**Directive:**
All lines from the beginning of the listing through the line with "from matplotlib.colors import to_rgb" are to be copied word for word; the pictures are not.

(Dataset rows)

++++++++++

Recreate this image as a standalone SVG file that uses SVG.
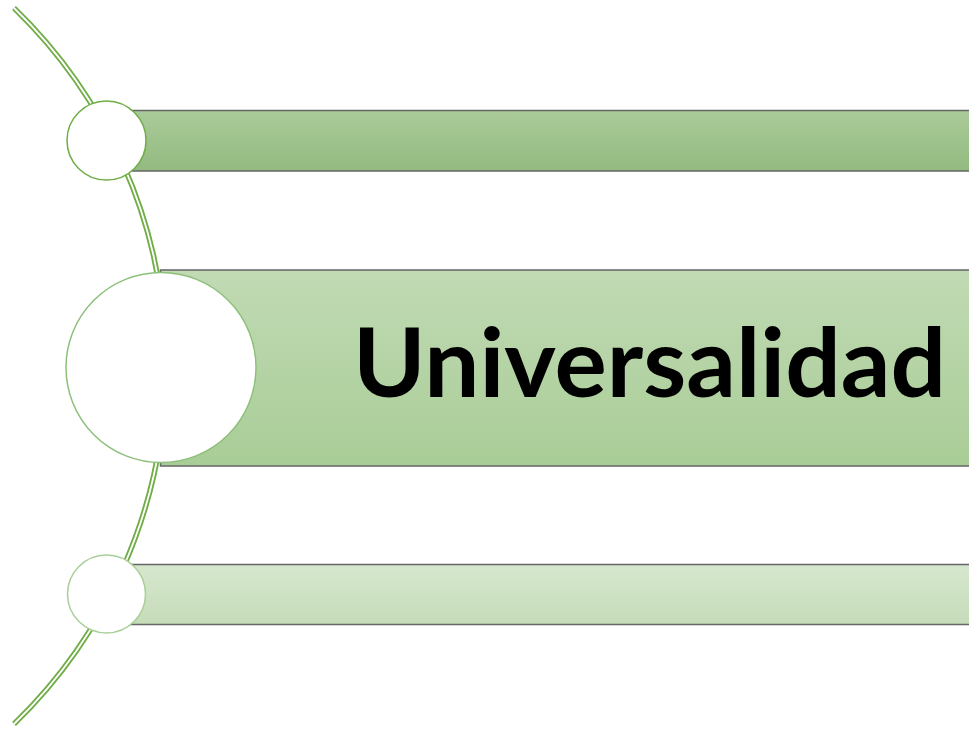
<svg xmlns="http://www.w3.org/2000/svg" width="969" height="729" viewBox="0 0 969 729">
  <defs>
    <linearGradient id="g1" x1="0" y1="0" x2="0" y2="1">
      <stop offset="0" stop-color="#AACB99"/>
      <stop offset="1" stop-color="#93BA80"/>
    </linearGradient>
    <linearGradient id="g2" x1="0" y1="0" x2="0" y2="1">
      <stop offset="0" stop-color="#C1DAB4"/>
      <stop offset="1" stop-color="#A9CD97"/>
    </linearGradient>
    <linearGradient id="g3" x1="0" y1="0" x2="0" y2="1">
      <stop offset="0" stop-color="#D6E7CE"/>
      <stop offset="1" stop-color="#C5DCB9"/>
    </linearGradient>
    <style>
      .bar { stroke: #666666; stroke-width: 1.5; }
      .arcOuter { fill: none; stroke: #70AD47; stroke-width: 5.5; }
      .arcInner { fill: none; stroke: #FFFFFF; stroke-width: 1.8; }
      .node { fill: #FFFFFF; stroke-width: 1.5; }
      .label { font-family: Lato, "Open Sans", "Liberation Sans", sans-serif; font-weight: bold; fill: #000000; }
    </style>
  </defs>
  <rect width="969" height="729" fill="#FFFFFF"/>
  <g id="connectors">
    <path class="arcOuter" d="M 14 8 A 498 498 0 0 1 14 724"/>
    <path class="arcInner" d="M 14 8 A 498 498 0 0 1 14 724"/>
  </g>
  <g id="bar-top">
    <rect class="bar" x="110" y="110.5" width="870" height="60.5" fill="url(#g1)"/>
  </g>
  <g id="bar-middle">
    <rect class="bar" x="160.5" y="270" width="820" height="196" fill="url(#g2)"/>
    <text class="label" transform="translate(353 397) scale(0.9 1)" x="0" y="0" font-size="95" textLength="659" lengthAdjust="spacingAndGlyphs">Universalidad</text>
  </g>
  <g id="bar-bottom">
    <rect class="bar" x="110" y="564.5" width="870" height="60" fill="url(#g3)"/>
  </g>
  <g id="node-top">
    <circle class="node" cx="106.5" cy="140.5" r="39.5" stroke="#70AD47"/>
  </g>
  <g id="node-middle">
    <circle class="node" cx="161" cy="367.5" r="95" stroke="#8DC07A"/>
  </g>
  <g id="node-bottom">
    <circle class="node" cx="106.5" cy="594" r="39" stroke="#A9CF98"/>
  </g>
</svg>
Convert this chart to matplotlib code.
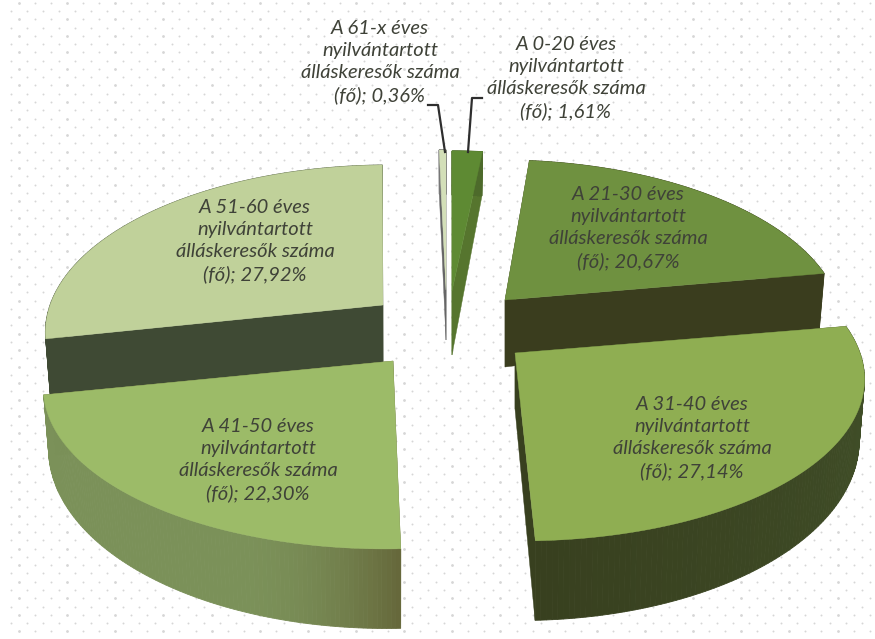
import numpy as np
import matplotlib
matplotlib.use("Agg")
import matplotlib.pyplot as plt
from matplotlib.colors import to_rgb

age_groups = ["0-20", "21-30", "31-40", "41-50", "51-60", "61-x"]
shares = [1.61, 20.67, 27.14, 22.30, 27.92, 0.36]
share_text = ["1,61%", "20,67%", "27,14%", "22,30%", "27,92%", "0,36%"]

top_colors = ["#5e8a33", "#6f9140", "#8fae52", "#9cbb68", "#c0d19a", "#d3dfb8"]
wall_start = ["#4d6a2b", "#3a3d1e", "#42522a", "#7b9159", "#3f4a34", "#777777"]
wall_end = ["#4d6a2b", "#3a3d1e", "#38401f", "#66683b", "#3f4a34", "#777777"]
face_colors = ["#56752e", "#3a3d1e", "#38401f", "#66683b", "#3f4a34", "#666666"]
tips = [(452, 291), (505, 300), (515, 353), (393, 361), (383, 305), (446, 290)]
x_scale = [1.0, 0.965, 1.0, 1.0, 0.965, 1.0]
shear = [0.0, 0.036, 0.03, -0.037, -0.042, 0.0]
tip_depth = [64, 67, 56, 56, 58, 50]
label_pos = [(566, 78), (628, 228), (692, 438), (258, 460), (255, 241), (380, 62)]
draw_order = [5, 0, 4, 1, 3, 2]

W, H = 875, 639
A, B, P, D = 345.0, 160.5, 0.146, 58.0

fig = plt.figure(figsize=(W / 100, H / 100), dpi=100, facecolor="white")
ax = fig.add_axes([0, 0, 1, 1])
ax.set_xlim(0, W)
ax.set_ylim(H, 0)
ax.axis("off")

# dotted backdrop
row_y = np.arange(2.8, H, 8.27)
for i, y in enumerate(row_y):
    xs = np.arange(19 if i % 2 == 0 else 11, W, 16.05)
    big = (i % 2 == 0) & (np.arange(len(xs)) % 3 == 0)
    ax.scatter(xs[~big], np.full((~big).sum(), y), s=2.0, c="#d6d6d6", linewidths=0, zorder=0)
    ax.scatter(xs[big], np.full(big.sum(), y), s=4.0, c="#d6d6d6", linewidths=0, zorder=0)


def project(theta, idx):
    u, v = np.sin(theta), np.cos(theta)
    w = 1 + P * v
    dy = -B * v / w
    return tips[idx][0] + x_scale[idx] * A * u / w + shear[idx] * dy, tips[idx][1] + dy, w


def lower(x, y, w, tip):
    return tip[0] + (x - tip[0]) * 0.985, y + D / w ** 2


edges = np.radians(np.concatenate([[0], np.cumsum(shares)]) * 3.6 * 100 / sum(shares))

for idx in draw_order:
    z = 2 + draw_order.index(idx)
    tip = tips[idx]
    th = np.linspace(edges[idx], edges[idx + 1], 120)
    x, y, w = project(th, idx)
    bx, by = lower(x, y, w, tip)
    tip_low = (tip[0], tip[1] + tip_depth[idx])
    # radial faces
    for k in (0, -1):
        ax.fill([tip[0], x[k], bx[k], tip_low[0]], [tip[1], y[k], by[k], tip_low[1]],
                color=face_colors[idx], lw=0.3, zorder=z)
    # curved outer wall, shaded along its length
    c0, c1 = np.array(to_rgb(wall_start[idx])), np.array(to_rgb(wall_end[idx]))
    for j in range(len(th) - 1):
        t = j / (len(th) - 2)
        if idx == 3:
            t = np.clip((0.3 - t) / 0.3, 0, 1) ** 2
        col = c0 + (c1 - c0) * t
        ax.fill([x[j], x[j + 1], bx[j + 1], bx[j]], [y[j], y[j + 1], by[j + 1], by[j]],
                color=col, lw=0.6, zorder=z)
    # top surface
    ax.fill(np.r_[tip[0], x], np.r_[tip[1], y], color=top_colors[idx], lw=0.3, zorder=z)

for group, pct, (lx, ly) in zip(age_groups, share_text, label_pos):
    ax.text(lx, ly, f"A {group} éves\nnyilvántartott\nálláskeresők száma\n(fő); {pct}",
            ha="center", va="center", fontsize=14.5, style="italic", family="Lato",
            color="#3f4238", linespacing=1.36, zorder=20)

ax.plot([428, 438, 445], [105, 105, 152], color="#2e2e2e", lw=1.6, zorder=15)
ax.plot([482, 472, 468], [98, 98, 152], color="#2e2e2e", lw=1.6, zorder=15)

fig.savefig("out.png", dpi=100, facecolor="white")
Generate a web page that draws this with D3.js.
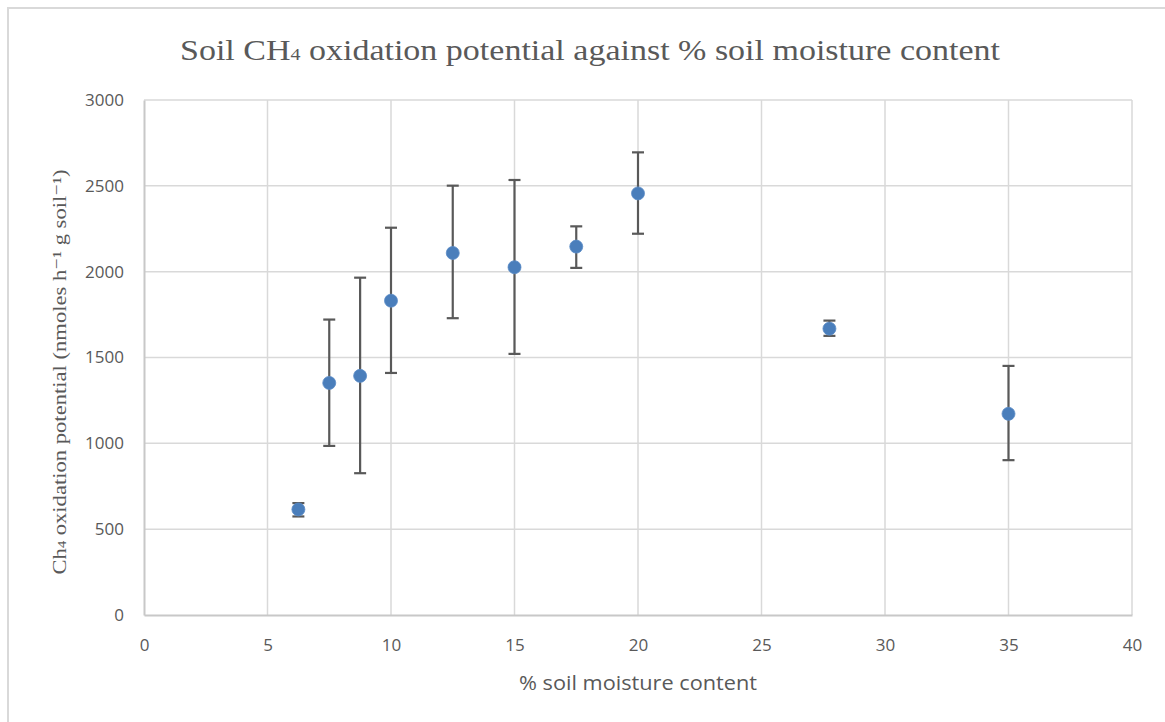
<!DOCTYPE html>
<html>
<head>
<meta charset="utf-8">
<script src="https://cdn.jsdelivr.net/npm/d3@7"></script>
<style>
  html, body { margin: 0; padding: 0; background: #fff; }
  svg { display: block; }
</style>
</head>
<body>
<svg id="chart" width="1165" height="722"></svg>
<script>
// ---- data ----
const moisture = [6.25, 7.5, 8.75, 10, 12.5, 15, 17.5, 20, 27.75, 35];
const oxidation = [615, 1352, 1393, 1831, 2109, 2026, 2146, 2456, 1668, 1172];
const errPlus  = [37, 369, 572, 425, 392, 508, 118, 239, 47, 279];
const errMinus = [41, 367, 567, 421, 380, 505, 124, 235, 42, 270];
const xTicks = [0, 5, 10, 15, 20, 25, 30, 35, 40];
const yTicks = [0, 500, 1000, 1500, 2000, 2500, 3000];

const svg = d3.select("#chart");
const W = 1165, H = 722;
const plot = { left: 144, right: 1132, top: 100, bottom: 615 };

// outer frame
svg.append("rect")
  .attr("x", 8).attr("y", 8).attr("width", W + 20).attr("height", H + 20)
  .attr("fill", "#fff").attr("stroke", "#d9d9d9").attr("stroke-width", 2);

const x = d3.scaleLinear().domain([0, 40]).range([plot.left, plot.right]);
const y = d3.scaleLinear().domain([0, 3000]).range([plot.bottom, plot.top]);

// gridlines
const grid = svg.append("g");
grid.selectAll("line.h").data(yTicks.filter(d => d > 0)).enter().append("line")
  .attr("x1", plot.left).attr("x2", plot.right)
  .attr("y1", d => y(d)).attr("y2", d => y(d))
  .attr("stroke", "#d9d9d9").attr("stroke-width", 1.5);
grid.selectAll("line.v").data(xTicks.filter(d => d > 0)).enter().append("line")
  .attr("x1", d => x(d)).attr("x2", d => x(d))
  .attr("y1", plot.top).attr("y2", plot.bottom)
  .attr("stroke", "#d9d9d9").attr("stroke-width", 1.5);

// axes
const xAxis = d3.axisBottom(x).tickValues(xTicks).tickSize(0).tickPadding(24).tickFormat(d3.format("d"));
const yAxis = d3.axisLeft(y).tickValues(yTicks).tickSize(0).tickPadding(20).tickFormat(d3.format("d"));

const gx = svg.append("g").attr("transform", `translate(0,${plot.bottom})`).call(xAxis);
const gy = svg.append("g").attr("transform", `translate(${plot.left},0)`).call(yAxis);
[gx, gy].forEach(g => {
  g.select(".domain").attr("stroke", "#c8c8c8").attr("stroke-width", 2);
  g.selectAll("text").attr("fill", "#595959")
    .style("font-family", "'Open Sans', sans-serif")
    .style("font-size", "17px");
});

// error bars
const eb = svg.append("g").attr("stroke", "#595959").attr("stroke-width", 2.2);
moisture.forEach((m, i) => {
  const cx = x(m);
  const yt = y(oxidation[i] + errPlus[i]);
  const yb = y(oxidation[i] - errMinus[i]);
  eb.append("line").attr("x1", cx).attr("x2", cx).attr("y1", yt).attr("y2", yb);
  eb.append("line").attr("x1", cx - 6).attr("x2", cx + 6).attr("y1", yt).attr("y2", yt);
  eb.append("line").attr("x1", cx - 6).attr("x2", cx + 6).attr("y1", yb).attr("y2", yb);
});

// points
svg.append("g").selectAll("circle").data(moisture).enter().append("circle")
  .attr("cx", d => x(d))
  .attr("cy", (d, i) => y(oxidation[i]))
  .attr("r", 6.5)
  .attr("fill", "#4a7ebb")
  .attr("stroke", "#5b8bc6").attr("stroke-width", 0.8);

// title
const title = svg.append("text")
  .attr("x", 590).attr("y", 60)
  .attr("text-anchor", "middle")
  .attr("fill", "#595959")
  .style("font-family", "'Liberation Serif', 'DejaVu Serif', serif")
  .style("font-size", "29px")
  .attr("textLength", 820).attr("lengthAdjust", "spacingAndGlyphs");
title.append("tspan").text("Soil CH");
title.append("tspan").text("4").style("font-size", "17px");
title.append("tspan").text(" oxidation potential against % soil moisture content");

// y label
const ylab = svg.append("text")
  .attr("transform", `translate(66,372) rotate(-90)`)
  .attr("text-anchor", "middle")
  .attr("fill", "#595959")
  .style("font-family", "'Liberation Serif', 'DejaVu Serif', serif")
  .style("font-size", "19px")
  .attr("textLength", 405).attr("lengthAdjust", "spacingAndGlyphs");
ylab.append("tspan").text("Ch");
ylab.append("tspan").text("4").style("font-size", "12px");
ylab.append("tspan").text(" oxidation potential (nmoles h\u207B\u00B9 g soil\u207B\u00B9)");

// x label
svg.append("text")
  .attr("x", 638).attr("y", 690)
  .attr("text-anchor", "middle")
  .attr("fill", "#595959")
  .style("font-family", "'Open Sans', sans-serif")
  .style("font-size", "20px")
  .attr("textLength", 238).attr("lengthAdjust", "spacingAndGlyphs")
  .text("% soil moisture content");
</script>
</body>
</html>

++++++++++

**Response:**
Recreate this image as a standalone SVG file that uses SVG.
<svg xmlns="http://www.w3.org/2000/svg" width="969" height="729" viewBox="0 0 969 729">
  <defs>
    <linearGradient id="g1" x1="0" y1="0" x2="0" y2="1">
      <stop offset="0" stop-color="#AACB99"/>
      <stop offset="1" stop-color="#93BA80"/>
    </linearGradient>
    <linearGradient id="g2" x1="0" y1="0" x2="0" y2="1">
      <stop offset="0" stop-color="#C1DAB4"/>
      <stop offset="1" stop-color="#A9CD97"/>
    </linearGradient>
    <linearGradient id="g3" x1="0" y1="0" x2="0" y2="1">
      <stop offset="0" stop-color="#D6E7CE"/>
      <stop offset="1" stop-color="#C5DCB9"/>
    </linearGradient>
    <style>
      .bar { stroke: #666666; stroke-width: 1.5; }
      .arcOuter { fill: none; stroke: #70AD47; stroke-width: 5.5; }
      .arcInner { fill: none; stroke: #FFFFFF; stroke-width: 1.8; }
      .node { fill: #FFFFFF; stroke-width: 1.5; }
      .label { font-family: Lato, "Open Sans", "Liberation Sans", sans-serif; font-weight: bold; fill: #000000; }
    </style>
  </defs>
  <rect width="969" height="729" fill="#FFFFFF"/>
  <g id="connectors">
    <path class="arcOuter" d="M 14 8 A 498 498 0 0 1 14 724"/>
    <path class="arcInner" d="M 14 8 A 498 498 0 0 1 14 724"/>
  </g>
  <g id="bar-top">
    <rect class="bar" x="110" y="110.5" width="870" height="60.5" fill="url(#g1)"/>
  </g>
  <g id="bar-middle">
    <rect class="bar" x="160.5" y="270" width="820" height="196" fill="url(#g2)"/>
    <text class="label" transform="translate(353 397) scale(0.9 1)" x="0" y="0" font-size="95" textLength="659" lengthAdjust="spacingAndGlyphs">Universalidad</text>
  </g>
  <g id="bar-bottom">
    <rect class="bar" x="110" y="564.5" width="870" height="60" fill="url(#g3)"/>
  </g>
  <g id="node-top">
    <circle class="node" cx="106.5" cy="140.5" r="39.5" stroke="#70AD47"/>
  </g>
  <g id="node-middle">
    <circle class="node" cx="161" cy="367.5" r="95" stroke="#8DC07A"/>
  </g>
  <g id="node-bottom">
    <circle class="node" cx="106.5" cy="594" r="39" stroke="#A9CF98"/>
  </g>
</svg>
Convert this chart to matplotlib code.
import numpy as np
import matplotlib
matplotlib.use("Agg")
import matplotlib.pyplot as plt
from matplotlib.colors import to_rgb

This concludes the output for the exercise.